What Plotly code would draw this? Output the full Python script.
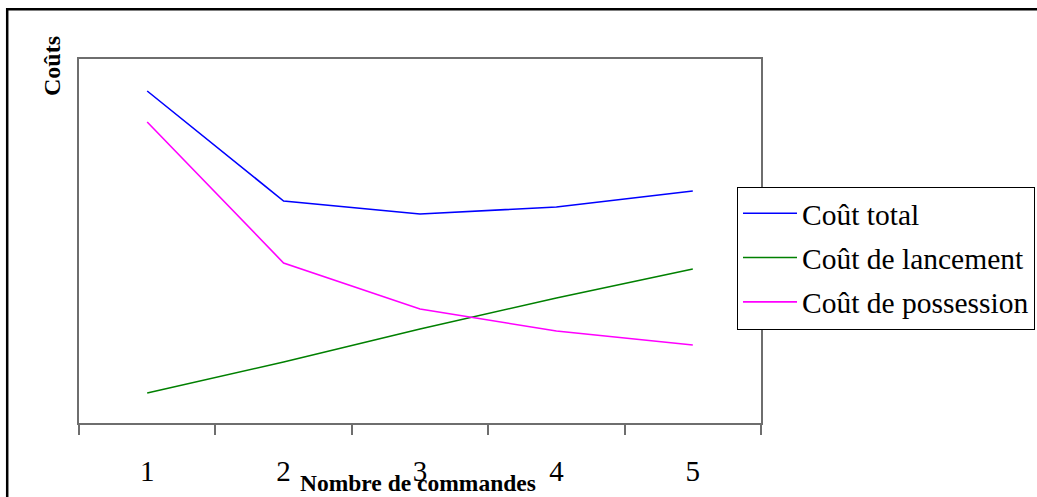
---
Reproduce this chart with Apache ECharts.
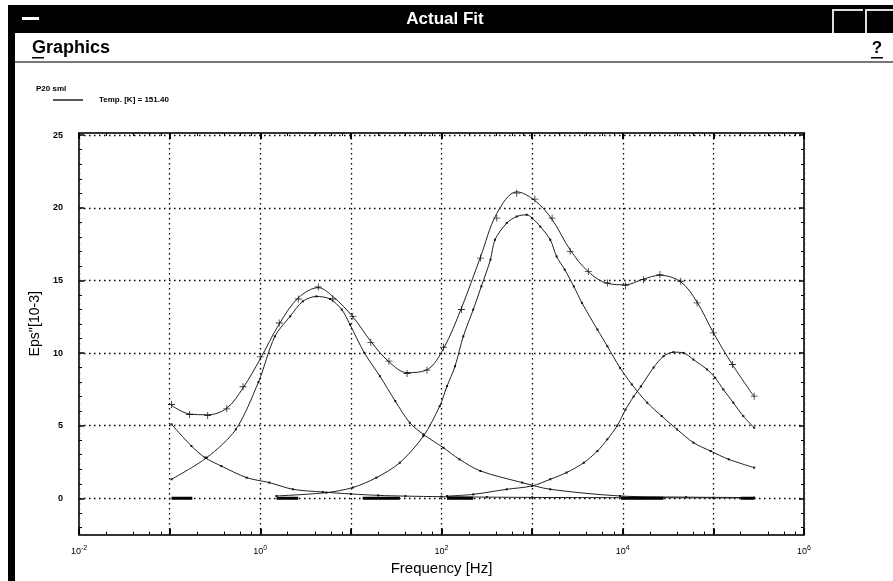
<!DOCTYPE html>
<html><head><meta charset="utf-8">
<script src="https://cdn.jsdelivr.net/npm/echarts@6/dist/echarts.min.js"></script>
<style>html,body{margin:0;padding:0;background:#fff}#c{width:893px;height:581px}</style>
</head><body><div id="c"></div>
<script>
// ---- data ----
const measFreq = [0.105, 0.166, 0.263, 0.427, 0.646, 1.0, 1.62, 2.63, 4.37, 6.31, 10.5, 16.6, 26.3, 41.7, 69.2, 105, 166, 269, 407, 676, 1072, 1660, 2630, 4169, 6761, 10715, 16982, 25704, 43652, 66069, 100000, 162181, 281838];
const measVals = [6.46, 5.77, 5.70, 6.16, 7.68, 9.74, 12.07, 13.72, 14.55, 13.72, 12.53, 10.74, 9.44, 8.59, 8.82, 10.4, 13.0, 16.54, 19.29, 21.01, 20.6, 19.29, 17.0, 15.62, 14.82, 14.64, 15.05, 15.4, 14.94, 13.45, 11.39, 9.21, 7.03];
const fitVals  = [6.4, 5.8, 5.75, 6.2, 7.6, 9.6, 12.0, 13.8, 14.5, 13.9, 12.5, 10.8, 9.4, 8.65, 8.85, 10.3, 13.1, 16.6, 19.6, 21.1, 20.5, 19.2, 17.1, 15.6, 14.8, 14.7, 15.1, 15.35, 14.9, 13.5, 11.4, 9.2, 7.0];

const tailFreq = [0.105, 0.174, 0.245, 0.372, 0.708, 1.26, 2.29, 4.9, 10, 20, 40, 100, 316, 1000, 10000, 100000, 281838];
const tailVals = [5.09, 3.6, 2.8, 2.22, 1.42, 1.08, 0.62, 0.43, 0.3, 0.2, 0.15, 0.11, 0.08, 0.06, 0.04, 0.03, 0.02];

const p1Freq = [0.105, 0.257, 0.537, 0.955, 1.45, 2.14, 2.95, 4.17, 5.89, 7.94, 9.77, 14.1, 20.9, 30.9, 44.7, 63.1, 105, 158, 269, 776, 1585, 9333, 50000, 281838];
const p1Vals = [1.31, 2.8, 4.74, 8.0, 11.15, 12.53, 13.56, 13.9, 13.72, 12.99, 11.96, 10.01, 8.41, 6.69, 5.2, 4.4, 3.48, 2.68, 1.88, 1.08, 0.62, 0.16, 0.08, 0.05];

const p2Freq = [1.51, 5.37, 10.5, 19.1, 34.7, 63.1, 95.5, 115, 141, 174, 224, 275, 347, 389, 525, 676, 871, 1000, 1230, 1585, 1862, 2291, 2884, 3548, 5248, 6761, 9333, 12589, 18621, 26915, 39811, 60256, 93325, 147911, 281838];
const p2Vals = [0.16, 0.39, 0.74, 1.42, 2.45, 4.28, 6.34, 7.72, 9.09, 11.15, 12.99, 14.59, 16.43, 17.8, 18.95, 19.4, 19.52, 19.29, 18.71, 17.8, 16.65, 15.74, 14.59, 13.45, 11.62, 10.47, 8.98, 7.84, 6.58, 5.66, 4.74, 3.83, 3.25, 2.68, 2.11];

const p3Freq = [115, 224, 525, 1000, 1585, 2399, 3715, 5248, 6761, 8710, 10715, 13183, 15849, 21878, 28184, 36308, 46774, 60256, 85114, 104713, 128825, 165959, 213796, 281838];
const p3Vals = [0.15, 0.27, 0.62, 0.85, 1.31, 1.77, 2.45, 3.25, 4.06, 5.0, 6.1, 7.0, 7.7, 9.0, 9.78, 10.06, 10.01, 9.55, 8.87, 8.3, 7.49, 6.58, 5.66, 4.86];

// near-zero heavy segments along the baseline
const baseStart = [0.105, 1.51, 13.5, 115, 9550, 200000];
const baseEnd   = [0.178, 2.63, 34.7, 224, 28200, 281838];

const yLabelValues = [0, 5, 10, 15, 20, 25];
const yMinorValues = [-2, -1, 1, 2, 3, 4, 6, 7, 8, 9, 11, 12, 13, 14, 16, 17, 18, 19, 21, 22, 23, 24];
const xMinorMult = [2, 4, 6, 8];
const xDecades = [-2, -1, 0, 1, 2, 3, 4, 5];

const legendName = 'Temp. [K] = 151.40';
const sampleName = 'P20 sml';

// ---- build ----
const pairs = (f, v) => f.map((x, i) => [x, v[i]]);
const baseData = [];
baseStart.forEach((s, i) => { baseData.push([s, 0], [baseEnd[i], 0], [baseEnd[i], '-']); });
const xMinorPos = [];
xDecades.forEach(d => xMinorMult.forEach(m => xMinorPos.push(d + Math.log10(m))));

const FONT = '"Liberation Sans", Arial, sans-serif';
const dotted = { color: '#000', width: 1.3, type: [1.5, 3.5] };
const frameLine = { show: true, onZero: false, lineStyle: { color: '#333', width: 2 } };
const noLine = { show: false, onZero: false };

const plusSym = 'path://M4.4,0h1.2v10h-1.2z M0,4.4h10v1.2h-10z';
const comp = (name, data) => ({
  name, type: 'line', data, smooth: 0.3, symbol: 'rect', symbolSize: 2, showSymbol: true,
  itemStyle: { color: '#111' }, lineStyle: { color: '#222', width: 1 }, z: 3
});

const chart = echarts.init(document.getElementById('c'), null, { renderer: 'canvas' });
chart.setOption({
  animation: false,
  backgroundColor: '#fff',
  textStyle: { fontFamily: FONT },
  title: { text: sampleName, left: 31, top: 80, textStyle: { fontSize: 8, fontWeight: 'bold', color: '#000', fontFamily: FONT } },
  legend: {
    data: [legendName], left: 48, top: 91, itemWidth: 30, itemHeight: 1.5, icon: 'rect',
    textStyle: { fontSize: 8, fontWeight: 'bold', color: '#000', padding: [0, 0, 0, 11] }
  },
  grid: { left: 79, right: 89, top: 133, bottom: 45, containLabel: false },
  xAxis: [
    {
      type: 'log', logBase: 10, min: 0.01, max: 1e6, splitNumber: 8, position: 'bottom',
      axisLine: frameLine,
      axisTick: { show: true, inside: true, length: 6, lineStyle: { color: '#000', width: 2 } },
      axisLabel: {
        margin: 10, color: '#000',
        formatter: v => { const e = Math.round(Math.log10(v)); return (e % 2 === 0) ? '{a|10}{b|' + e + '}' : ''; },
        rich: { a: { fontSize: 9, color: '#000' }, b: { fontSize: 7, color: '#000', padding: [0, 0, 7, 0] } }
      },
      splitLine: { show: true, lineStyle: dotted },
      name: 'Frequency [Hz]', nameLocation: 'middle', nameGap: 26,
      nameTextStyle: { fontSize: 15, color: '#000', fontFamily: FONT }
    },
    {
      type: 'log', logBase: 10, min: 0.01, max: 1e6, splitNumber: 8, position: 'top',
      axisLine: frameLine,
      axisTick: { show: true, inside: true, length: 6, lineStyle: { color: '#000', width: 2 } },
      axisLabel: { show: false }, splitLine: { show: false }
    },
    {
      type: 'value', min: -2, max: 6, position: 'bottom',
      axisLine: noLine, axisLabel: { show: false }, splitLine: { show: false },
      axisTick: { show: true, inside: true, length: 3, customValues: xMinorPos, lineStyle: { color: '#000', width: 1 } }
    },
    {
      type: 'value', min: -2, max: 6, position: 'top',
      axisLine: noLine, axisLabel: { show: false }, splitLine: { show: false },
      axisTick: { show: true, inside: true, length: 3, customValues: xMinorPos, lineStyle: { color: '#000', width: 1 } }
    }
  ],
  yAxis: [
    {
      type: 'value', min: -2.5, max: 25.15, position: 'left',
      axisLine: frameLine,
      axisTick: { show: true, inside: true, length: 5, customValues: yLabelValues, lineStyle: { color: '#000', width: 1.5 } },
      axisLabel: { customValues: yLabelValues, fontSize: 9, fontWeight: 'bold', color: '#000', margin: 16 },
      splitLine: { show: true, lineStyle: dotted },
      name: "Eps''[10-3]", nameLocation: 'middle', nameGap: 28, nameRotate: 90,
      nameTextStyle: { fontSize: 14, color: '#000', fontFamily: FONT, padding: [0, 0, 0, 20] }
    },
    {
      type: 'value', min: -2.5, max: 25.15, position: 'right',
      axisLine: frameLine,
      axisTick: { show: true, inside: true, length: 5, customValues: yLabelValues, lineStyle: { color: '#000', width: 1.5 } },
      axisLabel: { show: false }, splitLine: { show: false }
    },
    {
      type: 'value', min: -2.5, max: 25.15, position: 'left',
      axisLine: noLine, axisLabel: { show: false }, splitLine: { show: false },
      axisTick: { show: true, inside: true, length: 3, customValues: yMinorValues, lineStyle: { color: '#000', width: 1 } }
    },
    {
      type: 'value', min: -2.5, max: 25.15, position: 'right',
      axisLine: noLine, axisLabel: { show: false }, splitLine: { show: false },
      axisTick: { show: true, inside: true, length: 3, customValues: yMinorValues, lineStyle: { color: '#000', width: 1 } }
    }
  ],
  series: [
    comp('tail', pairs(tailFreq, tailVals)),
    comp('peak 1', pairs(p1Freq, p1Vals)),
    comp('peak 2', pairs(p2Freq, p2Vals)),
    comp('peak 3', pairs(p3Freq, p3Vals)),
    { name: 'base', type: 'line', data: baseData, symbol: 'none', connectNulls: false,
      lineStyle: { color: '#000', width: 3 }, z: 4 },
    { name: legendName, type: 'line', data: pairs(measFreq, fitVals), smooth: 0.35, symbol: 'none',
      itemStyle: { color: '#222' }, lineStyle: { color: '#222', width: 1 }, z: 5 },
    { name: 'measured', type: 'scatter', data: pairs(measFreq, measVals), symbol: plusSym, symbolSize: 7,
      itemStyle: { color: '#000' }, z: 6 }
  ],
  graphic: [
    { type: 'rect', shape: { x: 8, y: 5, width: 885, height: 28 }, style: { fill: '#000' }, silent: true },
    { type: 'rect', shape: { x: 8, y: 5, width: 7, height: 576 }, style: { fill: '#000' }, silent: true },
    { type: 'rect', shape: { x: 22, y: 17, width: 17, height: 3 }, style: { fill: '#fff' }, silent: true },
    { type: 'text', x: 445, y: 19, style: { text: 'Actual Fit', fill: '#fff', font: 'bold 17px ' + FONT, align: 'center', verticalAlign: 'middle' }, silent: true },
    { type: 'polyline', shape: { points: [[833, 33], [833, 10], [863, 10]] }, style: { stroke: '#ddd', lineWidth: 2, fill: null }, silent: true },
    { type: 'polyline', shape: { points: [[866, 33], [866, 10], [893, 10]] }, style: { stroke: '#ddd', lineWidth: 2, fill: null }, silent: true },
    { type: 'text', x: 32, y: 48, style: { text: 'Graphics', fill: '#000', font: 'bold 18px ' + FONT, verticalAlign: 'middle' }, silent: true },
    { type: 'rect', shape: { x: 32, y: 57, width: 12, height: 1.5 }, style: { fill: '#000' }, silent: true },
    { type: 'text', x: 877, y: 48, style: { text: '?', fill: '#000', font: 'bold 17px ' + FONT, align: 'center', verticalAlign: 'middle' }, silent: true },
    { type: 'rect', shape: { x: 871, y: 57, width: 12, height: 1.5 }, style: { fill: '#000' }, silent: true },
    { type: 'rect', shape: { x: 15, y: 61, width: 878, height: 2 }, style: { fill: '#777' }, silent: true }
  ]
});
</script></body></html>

Written exercise: Find the lines with the string "script" and reproduce them.

Result of the exercise:
What Plotly code would draw this? Output the full Python script.
<script src="https://cdn.jsdelivr.net/npm/echarts@6/dist/echarts.min.js"></script>
<script>
</script></body></html>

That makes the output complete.